- Goal -
Look through the data below and report how many lines include "that". Only the number should be given.

Data entries
----------

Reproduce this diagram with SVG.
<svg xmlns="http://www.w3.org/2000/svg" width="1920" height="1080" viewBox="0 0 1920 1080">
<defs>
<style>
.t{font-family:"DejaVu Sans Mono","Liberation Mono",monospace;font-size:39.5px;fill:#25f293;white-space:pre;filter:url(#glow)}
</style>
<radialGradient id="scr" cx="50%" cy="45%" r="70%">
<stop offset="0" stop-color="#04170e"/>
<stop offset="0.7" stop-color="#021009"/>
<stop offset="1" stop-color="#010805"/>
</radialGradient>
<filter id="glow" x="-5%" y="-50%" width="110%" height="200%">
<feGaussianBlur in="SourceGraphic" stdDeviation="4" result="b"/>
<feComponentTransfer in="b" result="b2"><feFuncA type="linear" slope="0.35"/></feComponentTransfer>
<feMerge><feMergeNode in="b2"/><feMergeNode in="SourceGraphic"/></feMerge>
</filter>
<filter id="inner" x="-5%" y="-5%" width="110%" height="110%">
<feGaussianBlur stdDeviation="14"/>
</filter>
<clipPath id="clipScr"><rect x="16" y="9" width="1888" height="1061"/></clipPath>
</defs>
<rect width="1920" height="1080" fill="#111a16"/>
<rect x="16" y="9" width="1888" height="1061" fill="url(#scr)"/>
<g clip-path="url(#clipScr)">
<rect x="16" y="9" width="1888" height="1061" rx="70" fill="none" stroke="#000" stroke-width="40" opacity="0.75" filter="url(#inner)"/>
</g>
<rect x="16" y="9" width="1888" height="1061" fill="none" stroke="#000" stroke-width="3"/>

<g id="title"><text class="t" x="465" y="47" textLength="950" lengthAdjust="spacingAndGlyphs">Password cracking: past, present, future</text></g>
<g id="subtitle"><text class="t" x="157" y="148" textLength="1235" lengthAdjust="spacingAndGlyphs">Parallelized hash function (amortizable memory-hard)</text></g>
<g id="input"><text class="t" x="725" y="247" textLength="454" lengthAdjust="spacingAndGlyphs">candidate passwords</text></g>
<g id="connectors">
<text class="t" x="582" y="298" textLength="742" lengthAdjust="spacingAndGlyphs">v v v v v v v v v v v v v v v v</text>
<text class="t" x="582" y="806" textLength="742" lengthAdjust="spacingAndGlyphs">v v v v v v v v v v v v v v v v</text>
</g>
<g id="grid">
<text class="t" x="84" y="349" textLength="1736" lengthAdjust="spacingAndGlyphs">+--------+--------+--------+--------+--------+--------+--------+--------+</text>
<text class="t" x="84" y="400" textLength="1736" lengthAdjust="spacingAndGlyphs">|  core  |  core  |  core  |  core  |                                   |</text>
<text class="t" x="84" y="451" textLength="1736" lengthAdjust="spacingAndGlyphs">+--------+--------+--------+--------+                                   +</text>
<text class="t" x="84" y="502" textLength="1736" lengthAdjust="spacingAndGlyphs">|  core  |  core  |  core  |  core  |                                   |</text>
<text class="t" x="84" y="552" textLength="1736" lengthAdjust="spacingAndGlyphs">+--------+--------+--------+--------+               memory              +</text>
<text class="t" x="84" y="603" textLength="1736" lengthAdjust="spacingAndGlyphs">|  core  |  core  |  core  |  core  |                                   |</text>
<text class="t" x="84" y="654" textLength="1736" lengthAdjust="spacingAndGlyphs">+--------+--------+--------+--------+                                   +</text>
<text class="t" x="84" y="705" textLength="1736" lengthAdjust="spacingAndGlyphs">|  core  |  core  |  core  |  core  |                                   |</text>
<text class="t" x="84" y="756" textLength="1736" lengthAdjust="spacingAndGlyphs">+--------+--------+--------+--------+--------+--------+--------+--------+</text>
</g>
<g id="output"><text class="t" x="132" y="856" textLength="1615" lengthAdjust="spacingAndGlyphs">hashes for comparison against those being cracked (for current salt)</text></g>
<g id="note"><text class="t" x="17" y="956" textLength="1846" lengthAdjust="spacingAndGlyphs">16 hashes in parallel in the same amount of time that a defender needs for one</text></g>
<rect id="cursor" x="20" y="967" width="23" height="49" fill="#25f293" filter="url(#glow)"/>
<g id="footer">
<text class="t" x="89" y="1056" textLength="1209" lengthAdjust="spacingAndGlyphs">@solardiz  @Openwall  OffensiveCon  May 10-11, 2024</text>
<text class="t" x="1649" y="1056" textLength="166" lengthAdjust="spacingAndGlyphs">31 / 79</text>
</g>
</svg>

----------

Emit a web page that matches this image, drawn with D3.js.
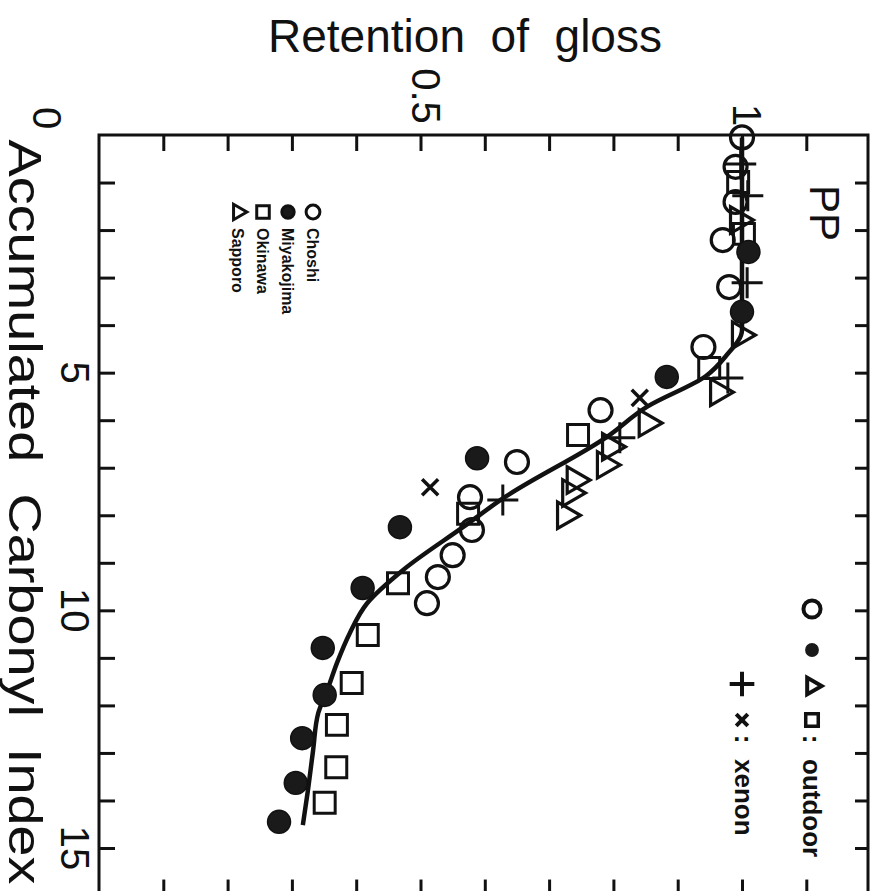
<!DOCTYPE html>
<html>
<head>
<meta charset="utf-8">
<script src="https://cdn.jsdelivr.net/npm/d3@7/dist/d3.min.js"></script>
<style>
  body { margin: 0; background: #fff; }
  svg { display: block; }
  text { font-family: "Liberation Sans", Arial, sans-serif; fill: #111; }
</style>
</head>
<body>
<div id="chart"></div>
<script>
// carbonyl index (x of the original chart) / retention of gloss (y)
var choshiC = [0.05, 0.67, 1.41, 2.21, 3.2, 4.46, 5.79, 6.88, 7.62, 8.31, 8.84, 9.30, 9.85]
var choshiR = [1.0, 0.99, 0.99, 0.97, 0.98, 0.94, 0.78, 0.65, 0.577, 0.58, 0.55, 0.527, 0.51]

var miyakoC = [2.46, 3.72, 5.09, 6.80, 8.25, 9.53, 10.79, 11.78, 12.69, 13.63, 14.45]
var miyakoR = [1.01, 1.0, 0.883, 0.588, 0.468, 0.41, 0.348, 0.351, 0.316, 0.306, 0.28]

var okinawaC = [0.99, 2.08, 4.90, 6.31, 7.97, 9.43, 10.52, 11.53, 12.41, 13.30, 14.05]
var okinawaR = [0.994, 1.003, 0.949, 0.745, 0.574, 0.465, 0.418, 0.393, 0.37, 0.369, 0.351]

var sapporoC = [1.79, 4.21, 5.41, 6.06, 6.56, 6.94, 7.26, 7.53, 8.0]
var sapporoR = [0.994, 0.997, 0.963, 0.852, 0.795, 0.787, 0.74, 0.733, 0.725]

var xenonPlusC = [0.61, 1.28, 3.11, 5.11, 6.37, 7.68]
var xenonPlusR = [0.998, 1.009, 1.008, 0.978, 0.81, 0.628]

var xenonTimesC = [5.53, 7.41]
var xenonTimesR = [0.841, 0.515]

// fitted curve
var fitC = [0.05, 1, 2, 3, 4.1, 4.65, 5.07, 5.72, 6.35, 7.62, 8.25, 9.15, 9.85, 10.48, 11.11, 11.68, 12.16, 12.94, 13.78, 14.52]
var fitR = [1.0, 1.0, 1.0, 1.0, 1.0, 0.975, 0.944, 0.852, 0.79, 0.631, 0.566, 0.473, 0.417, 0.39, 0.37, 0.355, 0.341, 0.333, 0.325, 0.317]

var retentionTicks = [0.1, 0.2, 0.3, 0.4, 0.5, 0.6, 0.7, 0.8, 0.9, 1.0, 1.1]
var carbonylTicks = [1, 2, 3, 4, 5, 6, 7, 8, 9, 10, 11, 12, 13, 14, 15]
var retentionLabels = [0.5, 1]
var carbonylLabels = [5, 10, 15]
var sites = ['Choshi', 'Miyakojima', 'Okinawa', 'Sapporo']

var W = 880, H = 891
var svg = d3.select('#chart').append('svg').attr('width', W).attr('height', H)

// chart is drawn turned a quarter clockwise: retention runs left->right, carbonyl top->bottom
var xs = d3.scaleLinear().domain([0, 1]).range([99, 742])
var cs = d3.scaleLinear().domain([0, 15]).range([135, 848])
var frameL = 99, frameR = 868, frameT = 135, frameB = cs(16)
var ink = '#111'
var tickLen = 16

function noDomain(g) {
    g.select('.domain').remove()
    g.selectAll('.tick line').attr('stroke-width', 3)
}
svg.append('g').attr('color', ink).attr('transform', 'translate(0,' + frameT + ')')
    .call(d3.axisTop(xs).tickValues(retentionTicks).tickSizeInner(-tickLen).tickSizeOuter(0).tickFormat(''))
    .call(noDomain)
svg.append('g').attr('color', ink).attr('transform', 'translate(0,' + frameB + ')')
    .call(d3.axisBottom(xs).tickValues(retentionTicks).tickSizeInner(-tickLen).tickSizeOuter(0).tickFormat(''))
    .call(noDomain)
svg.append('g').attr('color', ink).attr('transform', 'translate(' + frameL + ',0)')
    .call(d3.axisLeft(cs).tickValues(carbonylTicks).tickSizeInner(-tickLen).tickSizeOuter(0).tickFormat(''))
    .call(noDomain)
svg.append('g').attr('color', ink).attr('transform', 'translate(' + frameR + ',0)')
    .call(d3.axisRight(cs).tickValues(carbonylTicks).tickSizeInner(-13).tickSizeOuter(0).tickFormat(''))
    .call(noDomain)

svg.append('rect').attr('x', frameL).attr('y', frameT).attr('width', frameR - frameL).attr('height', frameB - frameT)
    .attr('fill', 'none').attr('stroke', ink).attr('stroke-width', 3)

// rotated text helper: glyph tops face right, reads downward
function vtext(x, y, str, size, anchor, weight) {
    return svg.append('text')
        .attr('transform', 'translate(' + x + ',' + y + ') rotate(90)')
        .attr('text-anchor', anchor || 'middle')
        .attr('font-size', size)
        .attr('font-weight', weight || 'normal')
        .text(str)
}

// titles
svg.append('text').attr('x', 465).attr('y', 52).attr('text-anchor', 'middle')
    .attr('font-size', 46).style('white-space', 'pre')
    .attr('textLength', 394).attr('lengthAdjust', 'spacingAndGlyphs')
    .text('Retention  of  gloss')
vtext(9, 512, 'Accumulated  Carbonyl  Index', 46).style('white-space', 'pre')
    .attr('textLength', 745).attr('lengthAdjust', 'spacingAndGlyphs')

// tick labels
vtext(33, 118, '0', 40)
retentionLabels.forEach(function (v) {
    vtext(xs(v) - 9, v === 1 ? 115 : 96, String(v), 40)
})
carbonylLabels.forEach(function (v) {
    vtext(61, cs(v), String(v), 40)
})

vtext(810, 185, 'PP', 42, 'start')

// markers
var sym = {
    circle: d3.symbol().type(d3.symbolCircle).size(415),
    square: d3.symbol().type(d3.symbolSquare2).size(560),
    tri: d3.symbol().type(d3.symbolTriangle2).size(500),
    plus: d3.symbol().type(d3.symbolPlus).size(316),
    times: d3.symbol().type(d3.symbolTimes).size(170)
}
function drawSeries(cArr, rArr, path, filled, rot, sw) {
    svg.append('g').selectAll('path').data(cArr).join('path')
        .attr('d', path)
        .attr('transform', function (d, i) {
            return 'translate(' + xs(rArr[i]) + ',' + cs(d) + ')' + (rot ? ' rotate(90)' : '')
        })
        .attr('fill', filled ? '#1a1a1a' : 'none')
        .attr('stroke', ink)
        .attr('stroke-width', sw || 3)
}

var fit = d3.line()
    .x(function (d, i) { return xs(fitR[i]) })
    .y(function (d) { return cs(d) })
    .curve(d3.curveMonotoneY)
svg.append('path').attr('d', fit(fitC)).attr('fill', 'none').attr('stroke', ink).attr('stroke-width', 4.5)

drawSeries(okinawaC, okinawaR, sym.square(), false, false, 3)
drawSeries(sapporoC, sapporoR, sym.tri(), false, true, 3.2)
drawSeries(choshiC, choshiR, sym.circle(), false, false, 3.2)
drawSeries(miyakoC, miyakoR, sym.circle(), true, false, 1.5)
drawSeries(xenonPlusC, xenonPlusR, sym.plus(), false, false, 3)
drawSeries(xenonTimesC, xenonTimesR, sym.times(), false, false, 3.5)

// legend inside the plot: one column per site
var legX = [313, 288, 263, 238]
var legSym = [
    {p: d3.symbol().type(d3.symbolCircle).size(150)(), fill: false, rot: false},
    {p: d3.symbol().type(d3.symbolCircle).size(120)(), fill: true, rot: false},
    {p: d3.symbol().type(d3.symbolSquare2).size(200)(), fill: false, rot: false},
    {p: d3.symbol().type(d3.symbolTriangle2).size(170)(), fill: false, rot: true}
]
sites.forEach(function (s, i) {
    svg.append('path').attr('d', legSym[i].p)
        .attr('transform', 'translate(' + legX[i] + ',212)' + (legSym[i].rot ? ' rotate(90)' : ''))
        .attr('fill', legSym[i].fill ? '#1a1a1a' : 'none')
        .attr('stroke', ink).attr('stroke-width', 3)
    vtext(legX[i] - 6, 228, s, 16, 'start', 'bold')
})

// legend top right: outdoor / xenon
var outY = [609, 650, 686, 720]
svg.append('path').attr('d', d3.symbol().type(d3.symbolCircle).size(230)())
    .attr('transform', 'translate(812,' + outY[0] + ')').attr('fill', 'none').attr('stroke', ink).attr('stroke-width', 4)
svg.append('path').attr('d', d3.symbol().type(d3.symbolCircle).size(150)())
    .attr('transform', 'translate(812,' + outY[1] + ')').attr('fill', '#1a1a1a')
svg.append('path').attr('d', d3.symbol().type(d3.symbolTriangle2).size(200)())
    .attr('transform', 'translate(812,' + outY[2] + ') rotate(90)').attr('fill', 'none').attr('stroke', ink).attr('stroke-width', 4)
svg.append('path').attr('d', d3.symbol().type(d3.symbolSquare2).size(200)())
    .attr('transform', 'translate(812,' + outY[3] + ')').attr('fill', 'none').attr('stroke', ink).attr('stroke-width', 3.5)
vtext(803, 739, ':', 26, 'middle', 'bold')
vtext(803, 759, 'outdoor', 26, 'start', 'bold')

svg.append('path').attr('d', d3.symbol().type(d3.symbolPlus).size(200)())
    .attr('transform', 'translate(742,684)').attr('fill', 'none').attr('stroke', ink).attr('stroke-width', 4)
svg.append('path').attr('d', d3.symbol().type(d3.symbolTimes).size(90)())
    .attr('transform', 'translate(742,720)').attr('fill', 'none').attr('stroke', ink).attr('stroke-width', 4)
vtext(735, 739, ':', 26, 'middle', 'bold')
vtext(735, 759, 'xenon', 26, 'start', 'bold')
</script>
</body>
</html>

----------

- Finished task -
2